The difference between winter and summer diesel at gas stations is typically two to three rubles per liter.

Winter diesel has another similarity to AI-95 gasoline. The exchange price for winter diesel is not included in the conditions for subsidy payments. These payments compensate part of the difference between the indicative price set by the government and the export price of fuel. The subsidy is paid to oil companies for wholesale fuel deliveries to the domestic market, with a deviation from the indicative price of no more than 10% for gasoline and no more than 20% for diesel. For gasoline, only the AI-92 price is considered, and for diesel, the summer grade.

Energy expert Kirill Rodionov noted that oil companies are looking for loopholes to increase their production and sales margins without the risk of losing subsidies or facing export bans. These loopholes exist in the retail fuel market and in the exchange prices for AI-95 gasoline and winter diesel fuel. These segments will continue to pose risks for fuel price hikes.

According to Tereshkin, seasonal price increases for diesel could still occur even if winter diesel were included in the subsidy parameters. The subsidy only takes into account exchange trading, where only 16% of the diesel produced is sold; the remaining 84% is sold in small wholesale, where oil companies can raise prices without fearing the loss of subsidies.

However, Gusev believes that the subsidy is doing its job of stabilizing the overall fuel market situation. Some subsidy parameters and fuel market rules may need to be adjusted in response to changing market conditions. It might make sense to separate subsidy payments for different gasoline grades and diesel types, as well as to differentiate diesel sales regulations based on grade and season. We know which grades experience increased demand and when, he explained.

Additionally, attention should be paid to the cost of jet fuel, solvents, and additives used to produce winter diesel. Gusev suggests possibly stimulating higher production of these components during the winter diesel season.

Rodionov points out that due to low competition, oil companies have little incentive to lower prices. The only things that act as a restraint are the regulator's "scolding" (in the form of export bans) and the fear of losing subsidies. This issue could be addressed by increasing the exchange sale quotas — from the current 15% for gasoline and 16% for diesel to 33%.

However, one might argue that the refining and retail margins are sometimes zero or even negative. This is due to both the rising global oil and oil product prices and the high tax burden on the oil industry. With zero or negative margins, no amount of competition will lead to price reductions.

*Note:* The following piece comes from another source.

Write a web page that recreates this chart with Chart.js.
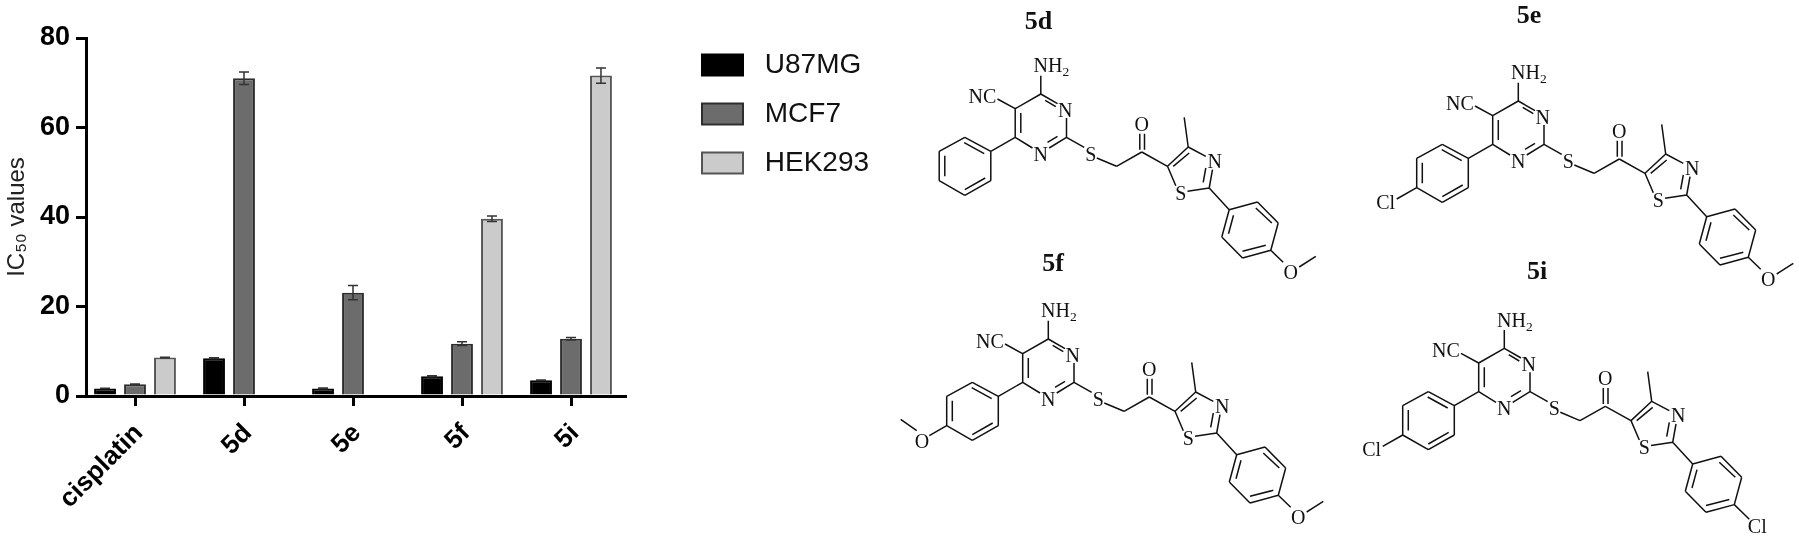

Stankevich believes that the government, in cooperation with key oil industry companies, must ensure the smooth operation of fuel supply chains within the country. First and foremost, this applies to rail transport, to prevent local shortages in the regions.

"For these purposes, an operational headquarters has already been created under the leadership of Alexander Novak. In addition to other officials, representatives from the Ministry of Agriculture and regional authorities are involved. Their task is to signal the situation in a timely manner during the harvest season. I hope the mistakes of last year will be taken into account," emphasized Stankevich.